Я оглянулся. Всякий, кто в этот миг увидел бы Хрисогона впервые, вряд ли счел бы его красавцем. Его лицо столь вздулось и покраснело, словно его вот-вот хватит удар. Глаза вылезали у него из орбит. Я никогда не видел, чтобы такая ярость была заперта в таком неподатливом теле. Если бы он и впрямь взорвался, меня это ничуть бы не удивило.
Цицерону с ростр было прекрасно видно, какое действие производят его слова, и все же он продолжал, не останавливаясь. Тоже возбужденный и раскрасневшийся, он говорил все быстрее, и все же полностью владел собой, не глотая ни слога, и не путался, подбирая слова.
— Я боюсь, что некоторые могут неверно истолковать мои нападки на это низкое существо, и вы решите, будто я намеревался опорочить дело аристократии, вышедшей из гражданских войн с победой, и ее заступника — Суллу. Людям, меня знающим, известно, что я жаждал мира и примирения противников, но примирение не состоялось, и победу одержала сторона, более правая. Это случилось благодаря воле богов, рвению римского народа и мудрости, могуществу и счастью Луция Суллы. Что победители должны быть вознаграждены, а побежденные наказаны, не вызывает у меня ни малейших сомнений. Но я не верю в то, что аристократия взялась за оружие лишь затем, чтобы ее рабы и вольноотпущенники получили свободу обжираться нашим добром и имуществом.
Я больше не мог сдерживаться. Мой мочевой пузырь мог взорваться одновременно с раздувшимися щеками Хрисогона.
Я поднялся со своего места и прошел мимо аристократов, недовольных помехой и брезгливо одергивавших края своих тог, словно одно прикосновение моих ног могло осквернить их одежду. Пока я пробирался через запруженный народом проход между судейскими рядами и галереей, я оглянулся на площадь и почувствовал удивительную отстраненность безымянного зрителя, покидающего театр в самый разгар событий: Цицерон страстно жестикулировал, толпа восхищенно взирала на него, Эруций и Магн скрежетали зубами. Тирон случайно посмотрел в мою сторону. Он улыбнулся, потом внезапно встревожился. Он изо всех сил замахал руками. Я улыбнулся и ответил ему прощальным взмахом руки. Юноша замахал еще настойчивей и стал приподниматься со своего места. Я повернулся к нему спиной и поспешил по своему делу.
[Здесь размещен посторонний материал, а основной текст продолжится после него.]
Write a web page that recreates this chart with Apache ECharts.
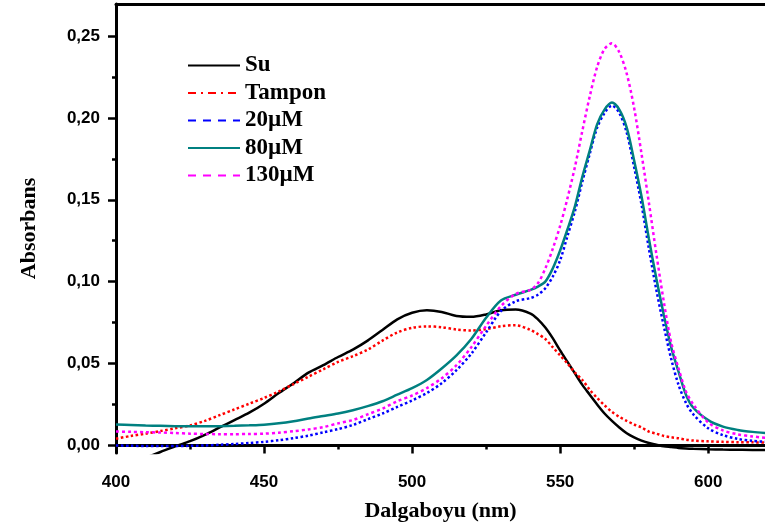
<!DOCTYPE html>
<html lang="tr">
<head>
    <meta charset="UTF-8">
    <title>Absorbans spektrumu</title>
    <script src="https://cdn.jsdelivr.net/npm/echarts@6/dist/echarts.min.js"></script>
    <style>
        html, body { margin: 0; padding: 0; background: #fff; }
        #render-target { width: 765px; height: 530px; }
    </style>
</head>
<body>
    <div id="render-target"></div>
    <script>
        // wavelength (nm)
        const wavelengths = [400,405,410,415,420,425,430,435,440,445,450,455,460,465,470,475,480,485,490,495,500,505,510,515,520,525,530,535,540,
            542.5,545,547.5,550,552.5,555,557.5,560,562.5,565,567.5,570,572.5,575,577.5,580,582.5,585,587.5,590,592.5,595,
            600,605,610,615,620]

        const su = [-0.014,-0.011,-0.0075,-0.004,-0.0005,0.0026,0.0065,0.011,0.0155,0.020,0.0255,0.032,0.038,0.0445,0.049,0.054,0.0585,0.064,0.0705,0.077,0.081,0.0825,0.0815,0.079,0.0785,0.080,0.0825,0.083,0.0805,
            0.077,0.072,0.0655,0.058,0.051,0.044,0.037,0.031,0.025,0.0195,0.015,0.011,0.0075,0.005,0.003,0.0015,0.0005,-0.0005,-0.001,-0.0015,-0.0018,-0.002,
            -0.0023,-0.0025,-0.0026,-0.0027,-0.0027]

        const tampon = [0.0041,0.0058,0.0072,0.0088,0.0105,0.0122,0.015,0.0185,0.022,0.0255,0.029,0.033,0.0375,0.042,0.0465,0.051,0.0545,0.0585,0.064,0.069,0.0718,0.0727,0.0722,0.0708,0.0702,0.071,0.0728,0.0734,0.0705,
            0.068,0.065,0.060,0.055,0.050,0.0445,0.040,0.034,0.029,0.0245,0.0205,0.0175,0.015,0.0128,0.011,0.0085,0.0072,0.0058,0.005,0.0044,0.0035,0.003,
            0.0025,0.0022,0.002,0.0019,0.0018]

        const c20 = [0.0,-0.0002,-0.0003,-0.0004,-0.0004,-0.0002,0.0,0.0004,0.0009,0.0015,0.0022,0.0032,0.0045,0.006,0.008,0.010,0.0125,0.016,0.0195,0.0235,0.0275,0.032,0.038,0.046,0.056,0.069,0.082,0.088,0.090,
            0.092,0.096,0.103,0.113,0.128,0.143,0.161,0.178,0.194,0.203,0.2075,0.203,0.191,0.170,0.147,0.120,0.095,0.073,0.053,0.037,0.026,0.019,
            0.0105,0.0063,0.004,0.0028,0.0022]

        const c80 = [0.0128,0.0125,0.0122,0.012,0.0118,0.0117,0.0117,0.0118,0.012,0.0123,0.0127,0.0135,0.0148,0.0165,0.018,0.0195,0.0215,0.024,0.027,0.031,0.035,0.040,0.047,0.055,0.065,0.078,0.0885,0.092,0.095,
            0.097,0.100,0.108,0.119,0.132,0.146,0.164,0.180,0.196,0.205,0.2093,0.205,0.194,0.174,0.152,0.126,0.102,0.080,0.060,0.045,0.031,0.023,
            0.0155,0.0115,0.0095,0.0083,0.0075]

        const c130 = [0.0085,0.0083,0.0081,0.0079,0.0076,0.0072,0.007,0.0069,0.0069,0.007,0.0072,0.0078,0.0087,0.0098,0.0112,0.0135,0.0155,0.019,0.0225,0.027,0.0305,0.035,0.041,0.049,0.060,0.073,0.085,0.0925,0.095,
            0.099,0.108,0.120,0.134,0.151,0.170,0.192,0.213,0.231,0.242,0.2455,0.240,0.227,0.206,0.178,0.148,0.117,0.088,0.063,0.047,0.033,0.025,
            0.014,0.0092,0.0068,0.0055,0.0045]

        const xTicks = [400, 450, 500, 550, 600]
        const xMinorTicks = [425, 475, 525, 575]
        const yTicks = [0, 0.05, 0.10, 0.15, 0.20, 0.25]
        const yMinorTicks = [0.025, 0.075, 0.125, 0.175, 0.225]

        const serif = "'Liberation Serif', 'Times New Roman', serif"
        const sans = "'Liberation Sans', Arial, sans-serif"
        const xMin = 400, xMax = 619.2
        const yMin = -0.0046, yMax = 0.2695

        const pairs = vals => wavelengths.map((w, i) => [w, vals[i]])

        function lineSeries(name, vals, color, type) {
            return {
                name,
                type: "line",
                data: pairs(vals),
                symbol: "none",
                smooth: 0.3,
                clip: true,
                lineStyle: { color, width: 2.5, type },
                itemStyle: { color },
            }
        }

        // legend icons: line only, no marker
        const noMarker = { color: "rgba(0,0,0,0)", borderColor: "rgba(0,0,0,0)", borderWidth: 0 }

        const chart = echarts.init(document.querySelector("#render-target"))
        chart.setOption({
            animation: false,
            backgroundColor: "#fff",
            grid: { left: 116, right: -3, top: 4, bottom: 77, containLabel: false },
            legend: {
                left: 182,
                top: 49,
                orient: "vertical",
                itemWidth: 52,
                itemHeight: 14,
                itemGap: 4.5,
                itemStyle: noMarker,
                textStyle: { fontFamily: serif, fontWeight: "bold", fontSize: 23, color: "#000" },
                data: [
                    { name: "Su", lineStyle: { type: "solid" } },
                    { name: "Tampon", lineStyle: { type: [8, 5, 2, 5] } },
                    { name: "20µM", lineStyle: { type: [8, 7] } },
                    { name: "80µM", lineStyle: { type: "solid" } },
                    { name: "130µM", lineStyle: { type: [8, 7] } },
                ],
            },
            xAxis: [
                {
                    type: "value", position: "bottom", min: xMin, max: xMax,
                    name: "Dalgaboyu (nm)", nameLocation: "middle", nameGap: 47,
                    nameTextStyle: { fontFamily: serif, fontWeight: "bold", fontSize: 22, color: "#000" },
                    axisLine: { lineStyle: { color: "#000", width: 3 } },
                    axisTick: { customValues: xTicks, length: 8, lineStyle: { color: "#000", width: 2.5 } },
                    axisLabel: { customValues: xTicks, margin: 21, fontFamily: sans, fontWeight: "bold", fontSize: 17, color: "#000" },
                    splitLine: { show: false },
                },
                {
                    type: "value", position: "bottom", min: xMin, max: xMax,
                    axisLine: { show: false },
                    axisTick: { customValues: xMinorTicks, length: 4, lineStyle: { color: "#000", width: 2.5 } },
                    axisLabel: { show: false },
                    splitLine: { show: false },
                },
                {
                    type: "value", position: "top", min: xMin, max: xMax,
                    axisLine: { lineStyle: { color: "#000", width: 3 } },
                    axisTick: { show: false },
                    axisLabel: { show: false },
                    splitLine: { show: false },
                },
            ],
            yAxis: [
                {
                    type: "value", position: "left", min: yMin, max: yMax,
                    name: "Absorbans", nameLocation: "middle", nameGap: 76,
                    nameTextStyle: { fontFamily: serif, fontWeight: "bold", fontSize: 22, color: "#000" },
                    axisLine: { lineStyle: { color: "#000", width: 3 } },
                    axisTick: { customValues: yTicks, length: 8, lineStyle: { color: "#000", width: 2.5 } },
                    axisLabel: {
                        customValues: yTicks, margin: 16,
                        fontFamily: sans, fontWeight: "bold", fontSize: 17, color: "#000",
                        formatter: v => v.toFixed(2).replace(".", ","),
                    },
                    splitLine: { show: false },
                },
                {
                    type: "value", position: "left", min: yMin, max: yMax,
                    axisLine: { show: false },
                    axisTick: { customValues: yMinorTicks, length: 4, lineStyle: { color: "#000", width: 2.5 } },
                    axisLabel: { show: false },
                    splitLine: { show: false },
                },
            ],
            series: [
                lineSeries("Su", su, "#000000", "solid"),
                lineSeries("Tampon", tampon, "#ff0000", [2.5, 2.5]),
                lineSeries("20µM", c20, "#0000ff", [2.5, 2.5]),
                lineSeries("80µM", c80, "#008080", "solid"),
                lineSeries("130µM", c130, "#ff00ff", [3, 3]),
            ],
        })
    </script>
</body>
</html>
Если он хочет напоследок перемолвиться со мной глаз на глаз, ему придется потерпеть, пока я не покончу с более неотложным делом. Только потом я понял, что он пытался предостеречь меня от опасности, маячившей за моей спиной.
В конце галереи я прошел мимо Хрисогона и его подчиненных. В тот момент мне почудилось, будто я действительно чувствую жар, излучаемый его кроваво-красным лицом.
Я продирался сквозь гущу слуг и рабов, заполнивших пространство за галереей. Улица позади нее была пуста. Некоторые зрители, не дорожившие своей гражданской гордостью, уже оставили запах мочи в ближайшем водосточном желобе, но мой мочевой пузырь оказался не настолько слаб, чтобы я не мог дотерпеть, пока доберусь до общественной уборной. За святилищем Венеры имелась небольшая ниша, предназначенная специально для этой цели и расположенная как раз над Большой сточной канавой, со слегка скошенным полом и канавками у основания каждой стены.
Седобородый старик в чистой белой тоге как раз уходил, когда я вошел внутрь. Проходя, он кивнул.
— Вот это процесс, как по-твоему? — прохрипел он.